:: Challenge ::
Below are several entries. Transcribe exactly those lines that fall from the one with "Recreate this image" through the one with "CartesianGrid, ReferenceLine, ReferenceArea", end lines included.

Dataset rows
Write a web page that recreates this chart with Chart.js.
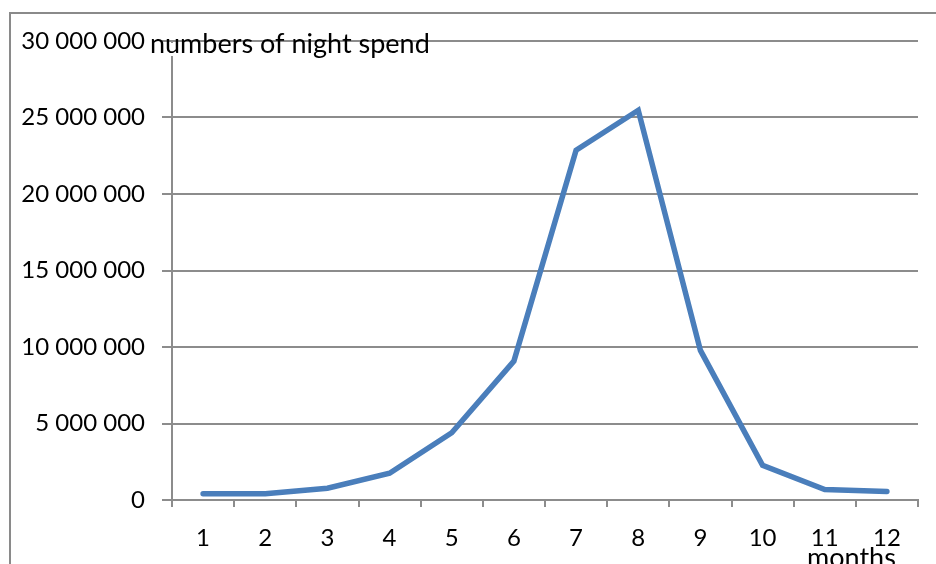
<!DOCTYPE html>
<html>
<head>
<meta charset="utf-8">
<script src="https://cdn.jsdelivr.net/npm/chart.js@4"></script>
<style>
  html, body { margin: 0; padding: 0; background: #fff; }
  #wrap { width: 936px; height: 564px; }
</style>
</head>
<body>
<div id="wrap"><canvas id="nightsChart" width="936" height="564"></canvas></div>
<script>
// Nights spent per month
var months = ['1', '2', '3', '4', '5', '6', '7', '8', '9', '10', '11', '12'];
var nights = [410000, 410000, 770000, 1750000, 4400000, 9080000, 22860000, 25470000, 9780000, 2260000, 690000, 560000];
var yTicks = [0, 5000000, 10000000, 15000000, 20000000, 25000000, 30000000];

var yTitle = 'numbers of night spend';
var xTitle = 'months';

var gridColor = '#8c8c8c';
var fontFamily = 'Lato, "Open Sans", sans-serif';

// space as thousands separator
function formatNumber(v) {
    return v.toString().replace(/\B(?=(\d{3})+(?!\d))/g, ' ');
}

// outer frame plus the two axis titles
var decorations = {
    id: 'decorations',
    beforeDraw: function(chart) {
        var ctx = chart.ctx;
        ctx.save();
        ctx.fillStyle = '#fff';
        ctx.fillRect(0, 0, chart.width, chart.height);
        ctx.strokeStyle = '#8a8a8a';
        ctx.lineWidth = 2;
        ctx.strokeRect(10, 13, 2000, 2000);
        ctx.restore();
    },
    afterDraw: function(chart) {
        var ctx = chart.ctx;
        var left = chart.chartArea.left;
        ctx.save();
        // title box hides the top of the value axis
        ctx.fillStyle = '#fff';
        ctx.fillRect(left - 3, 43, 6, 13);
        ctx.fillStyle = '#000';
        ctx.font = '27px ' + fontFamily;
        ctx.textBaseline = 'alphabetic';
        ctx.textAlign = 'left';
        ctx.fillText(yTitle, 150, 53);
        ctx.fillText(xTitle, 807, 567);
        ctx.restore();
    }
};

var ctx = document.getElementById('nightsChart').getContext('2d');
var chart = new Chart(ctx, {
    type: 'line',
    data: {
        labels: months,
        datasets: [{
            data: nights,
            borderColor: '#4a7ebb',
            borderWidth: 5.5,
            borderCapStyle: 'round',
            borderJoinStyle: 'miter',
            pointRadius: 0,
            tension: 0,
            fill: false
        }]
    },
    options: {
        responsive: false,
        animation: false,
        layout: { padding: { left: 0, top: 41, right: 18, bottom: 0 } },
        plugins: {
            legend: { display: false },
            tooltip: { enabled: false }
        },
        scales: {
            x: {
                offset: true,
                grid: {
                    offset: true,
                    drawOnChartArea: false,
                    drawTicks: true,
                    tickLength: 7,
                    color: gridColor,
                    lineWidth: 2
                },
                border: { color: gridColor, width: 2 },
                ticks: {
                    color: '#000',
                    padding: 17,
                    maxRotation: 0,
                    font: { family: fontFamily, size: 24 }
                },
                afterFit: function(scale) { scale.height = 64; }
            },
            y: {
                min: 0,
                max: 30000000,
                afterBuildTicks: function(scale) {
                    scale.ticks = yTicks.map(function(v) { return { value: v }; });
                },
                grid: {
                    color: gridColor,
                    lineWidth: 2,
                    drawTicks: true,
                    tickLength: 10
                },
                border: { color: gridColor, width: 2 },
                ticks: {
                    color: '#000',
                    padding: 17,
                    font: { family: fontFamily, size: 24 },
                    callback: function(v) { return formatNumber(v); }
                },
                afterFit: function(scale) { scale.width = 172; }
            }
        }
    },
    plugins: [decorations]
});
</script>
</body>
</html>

...

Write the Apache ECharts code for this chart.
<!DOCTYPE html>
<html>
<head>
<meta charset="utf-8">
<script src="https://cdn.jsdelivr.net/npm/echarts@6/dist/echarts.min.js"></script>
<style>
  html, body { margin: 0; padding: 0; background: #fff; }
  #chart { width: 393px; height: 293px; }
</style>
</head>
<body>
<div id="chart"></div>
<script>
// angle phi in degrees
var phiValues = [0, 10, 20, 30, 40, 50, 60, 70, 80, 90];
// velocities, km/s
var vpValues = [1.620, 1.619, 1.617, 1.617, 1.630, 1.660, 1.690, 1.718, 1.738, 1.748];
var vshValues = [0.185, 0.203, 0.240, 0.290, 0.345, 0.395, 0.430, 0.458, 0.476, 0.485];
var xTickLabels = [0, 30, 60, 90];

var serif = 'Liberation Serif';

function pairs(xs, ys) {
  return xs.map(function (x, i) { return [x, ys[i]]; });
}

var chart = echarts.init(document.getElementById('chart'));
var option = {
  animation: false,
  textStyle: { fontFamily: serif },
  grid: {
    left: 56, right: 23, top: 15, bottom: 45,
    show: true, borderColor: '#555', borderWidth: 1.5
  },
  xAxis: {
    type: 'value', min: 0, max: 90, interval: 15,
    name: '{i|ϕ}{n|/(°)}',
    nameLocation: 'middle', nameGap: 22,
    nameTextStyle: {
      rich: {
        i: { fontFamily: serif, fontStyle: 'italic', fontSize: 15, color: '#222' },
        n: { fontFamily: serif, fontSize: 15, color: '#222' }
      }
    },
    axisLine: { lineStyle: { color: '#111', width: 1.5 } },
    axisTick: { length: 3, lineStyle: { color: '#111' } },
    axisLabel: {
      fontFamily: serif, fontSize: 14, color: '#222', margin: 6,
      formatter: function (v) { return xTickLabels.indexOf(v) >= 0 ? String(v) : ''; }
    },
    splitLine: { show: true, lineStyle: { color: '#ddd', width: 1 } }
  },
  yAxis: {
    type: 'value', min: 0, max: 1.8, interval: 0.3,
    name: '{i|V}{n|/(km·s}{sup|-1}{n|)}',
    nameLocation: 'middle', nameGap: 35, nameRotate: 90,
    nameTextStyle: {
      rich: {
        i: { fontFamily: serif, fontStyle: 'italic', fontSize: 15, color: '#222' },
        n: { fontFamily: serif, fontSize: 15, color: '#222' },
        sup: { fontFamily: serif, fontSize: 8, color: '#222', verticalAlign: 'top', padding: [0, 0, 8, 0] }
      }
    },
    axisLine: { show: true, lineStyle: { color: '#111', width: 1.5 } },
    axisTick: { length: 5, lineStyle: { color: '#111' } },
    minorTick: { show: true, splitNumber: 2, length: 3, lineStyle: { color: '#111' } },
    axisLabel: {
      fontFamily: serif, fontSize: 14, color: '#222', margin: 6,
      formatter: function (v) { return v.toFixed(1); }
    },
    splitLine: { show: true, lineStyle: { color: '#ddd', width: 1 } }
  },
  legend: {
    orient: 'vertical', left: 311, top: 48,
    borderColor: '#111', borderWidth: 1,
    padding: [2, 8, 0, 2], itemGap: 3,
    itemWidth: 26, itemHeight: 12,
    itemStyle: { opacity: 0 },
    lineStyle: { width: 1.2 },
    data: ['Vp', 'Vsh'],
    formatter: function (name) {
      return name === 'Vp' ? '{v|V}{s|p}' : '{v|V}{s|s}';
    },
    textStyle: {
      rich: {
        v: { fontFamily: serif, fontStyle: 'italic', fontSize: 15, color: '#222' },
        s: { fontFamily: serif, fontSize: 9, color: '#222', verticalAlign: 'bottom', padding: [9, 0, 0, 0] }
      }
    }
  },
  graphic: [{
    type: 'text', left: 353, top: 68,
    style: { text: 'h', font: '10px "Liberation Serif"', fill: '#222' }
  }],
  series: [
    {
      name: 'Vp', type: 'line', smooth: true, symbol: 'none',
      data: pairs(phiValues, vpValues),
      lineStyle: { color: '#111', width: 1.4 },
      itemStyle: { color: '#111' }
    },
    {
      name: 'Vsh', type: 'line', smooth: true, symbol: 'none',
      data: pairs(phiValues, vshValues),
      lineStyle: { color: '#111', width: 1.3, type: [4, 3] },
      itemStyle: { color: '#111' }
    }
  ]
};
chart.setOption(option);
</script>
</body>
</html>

==

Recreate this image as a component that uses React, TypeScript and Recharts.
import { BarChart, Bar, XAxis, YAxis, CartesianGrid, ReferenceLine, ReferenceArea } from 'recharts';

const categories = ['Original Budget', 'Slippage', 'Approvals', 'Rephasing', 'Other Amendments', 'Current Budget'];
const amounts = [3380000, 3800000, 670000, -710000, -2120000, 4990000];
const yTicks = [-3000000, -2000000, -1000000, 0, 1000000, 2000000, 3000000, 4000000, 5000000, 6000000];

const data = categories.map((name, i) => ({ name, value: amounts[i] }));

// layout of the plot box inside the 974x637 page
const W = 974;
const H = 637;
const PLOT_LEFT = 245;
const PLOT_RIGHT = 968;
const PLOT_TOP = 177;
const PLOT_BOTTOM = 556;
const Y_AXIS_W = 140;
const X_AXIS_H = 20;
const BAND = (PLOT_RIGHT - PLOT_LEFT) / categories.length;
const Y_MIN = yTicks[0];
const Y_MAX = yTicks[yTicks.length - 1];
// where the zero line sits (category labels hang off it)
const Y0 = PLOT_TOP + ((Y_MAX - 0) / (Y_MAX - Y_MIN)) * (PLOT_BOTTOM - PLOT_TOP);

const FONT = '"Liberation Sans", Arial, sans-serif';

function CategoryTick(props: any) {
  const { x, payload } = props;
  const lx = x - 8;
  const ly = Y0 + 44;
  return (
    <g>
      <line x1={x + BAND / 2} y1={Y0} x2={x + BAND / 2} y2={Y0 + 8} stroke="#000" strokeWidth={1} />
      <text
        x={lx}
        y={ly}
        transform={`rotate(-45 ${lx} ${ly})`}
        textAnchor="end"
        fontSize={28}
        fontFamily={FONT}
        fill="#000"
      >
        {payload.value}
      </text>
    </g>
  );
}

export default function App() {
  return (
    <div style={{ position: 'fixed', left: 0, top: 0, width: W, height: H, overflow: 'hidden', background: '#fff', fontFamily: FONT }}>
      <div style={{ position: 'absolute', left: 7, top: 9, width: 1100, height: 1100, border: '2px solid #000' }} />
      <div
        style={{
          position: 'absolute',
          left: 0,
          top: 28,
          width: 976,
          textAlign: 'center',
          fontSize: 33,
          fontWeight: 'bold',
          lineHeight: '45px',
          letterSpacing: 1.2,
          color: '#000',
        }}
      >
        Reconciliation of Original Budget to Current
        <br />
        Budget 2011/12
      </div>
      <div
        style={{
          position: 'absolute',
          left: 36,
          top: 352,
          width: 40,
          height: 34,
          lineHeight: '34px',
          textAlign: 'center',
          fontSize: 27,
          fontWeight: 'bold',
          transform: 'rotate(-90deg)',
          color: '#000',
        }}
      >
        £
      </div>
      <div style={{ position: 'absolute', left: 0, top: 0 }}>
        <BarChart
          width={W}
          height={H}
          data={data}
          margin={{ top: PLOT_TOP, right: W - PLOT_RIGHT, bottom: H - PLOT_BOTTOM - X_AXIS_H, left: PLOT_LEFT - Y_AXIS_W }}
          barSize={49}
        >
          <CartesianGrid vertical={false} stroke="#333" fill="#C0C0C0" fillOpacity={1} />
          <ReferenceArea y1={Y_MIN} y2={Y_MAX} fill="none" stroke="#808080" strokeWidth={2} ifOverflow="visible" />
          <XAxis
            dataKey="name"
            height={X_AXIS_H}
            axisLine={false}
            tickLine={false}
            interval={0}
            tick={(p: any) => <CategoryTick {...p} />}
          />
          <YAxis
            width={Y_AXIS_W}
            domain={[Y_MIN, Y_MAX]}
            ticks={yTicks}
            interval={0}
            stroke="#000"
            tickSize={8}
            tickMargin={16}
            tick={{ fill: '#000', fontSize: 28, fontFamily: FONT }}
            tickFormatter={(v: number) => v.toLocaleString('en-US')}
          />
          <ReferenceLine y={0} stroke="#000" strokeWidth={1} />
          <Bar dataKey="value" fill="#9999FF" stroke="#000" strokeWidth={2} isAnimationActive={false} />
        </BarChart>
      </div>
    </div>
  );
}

:: Expected answer ::
Recreate this image as a component that uses React, TypeScript and Recharts.
import { BarChart, Bar, XAxis, YAxis, CartesianGrid, ReferenceLine, ReferenceArea } from 'recharts';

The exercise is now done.